5B.5 Behavior of Stable Surface Layer in the NCEP Global Forecast System

Tuesday, 21 June 2016: 9:00 AM
Bryce (Sheraton Salt Lake City Hotel)
Weizhong Zheng, NOAA/NCEP/EMC, College Park, MD; and M. B. Ek

Handout (638.5 kB)

In the GFS model, the parameterization of turbulent fluxes for momentum, heat and moisture within the stable surface layer was developed by Long (1986), based on the surface layer scheme in the Geophysical Fluid Dynamics Laboratory's ‘E2' physics package. This study examined the GFS's surface layer parameterization scheme, especially for a strong stable condition on which turbulence would be weak or even disappear because of high near surface atmospheric stability.
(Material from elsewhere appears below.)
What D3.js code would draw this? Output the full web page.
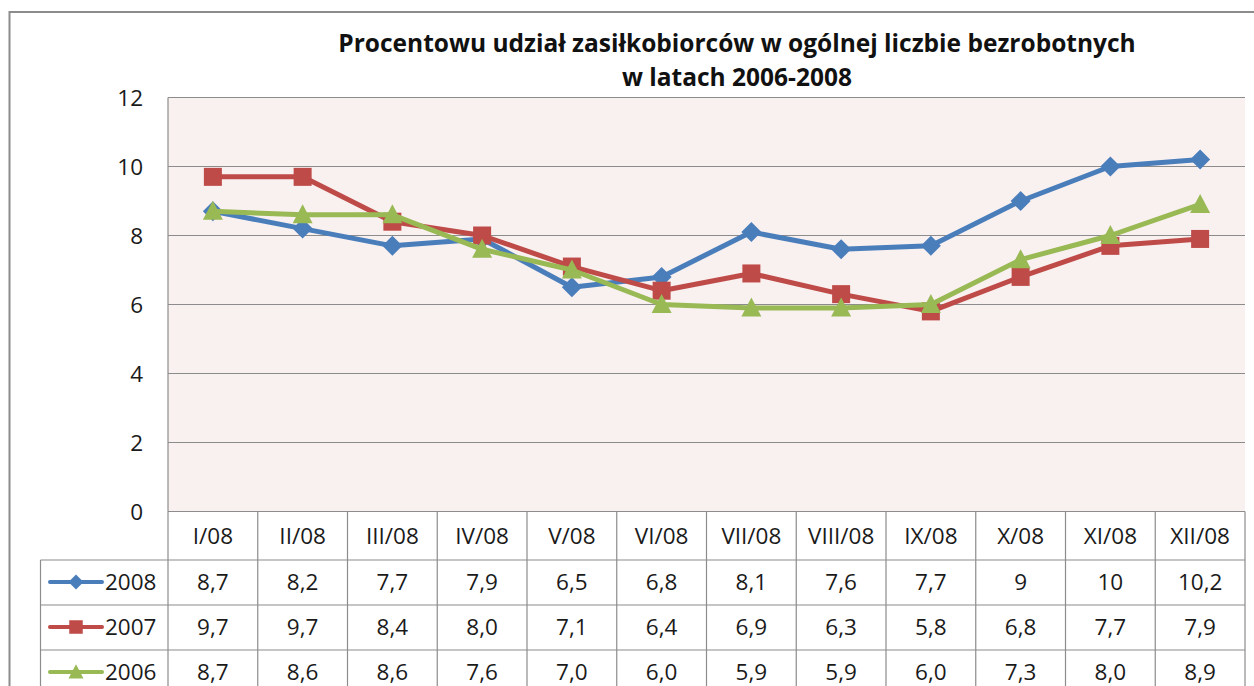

Cases for snow-free or deep snowpack were investigated. The result shows that the decoupling and excessive cooling might appear in late afternoon and nighttime, which resulted in a large cold bias of the surface temperatures and the cold bias could be sustained for several hours. At the same time, due to little heat downward transport from the atmosphere to the land, it produced a warm bias of the first model layer, even in layers of the lower troposphere. The modifications were proposed to include updated roughness length and preventing the coupling system not to be decoupled. Sensitivity tests demonstrate substantial reduction of errors in near-surface 2-m air temperature forecasts using the proposed modifications.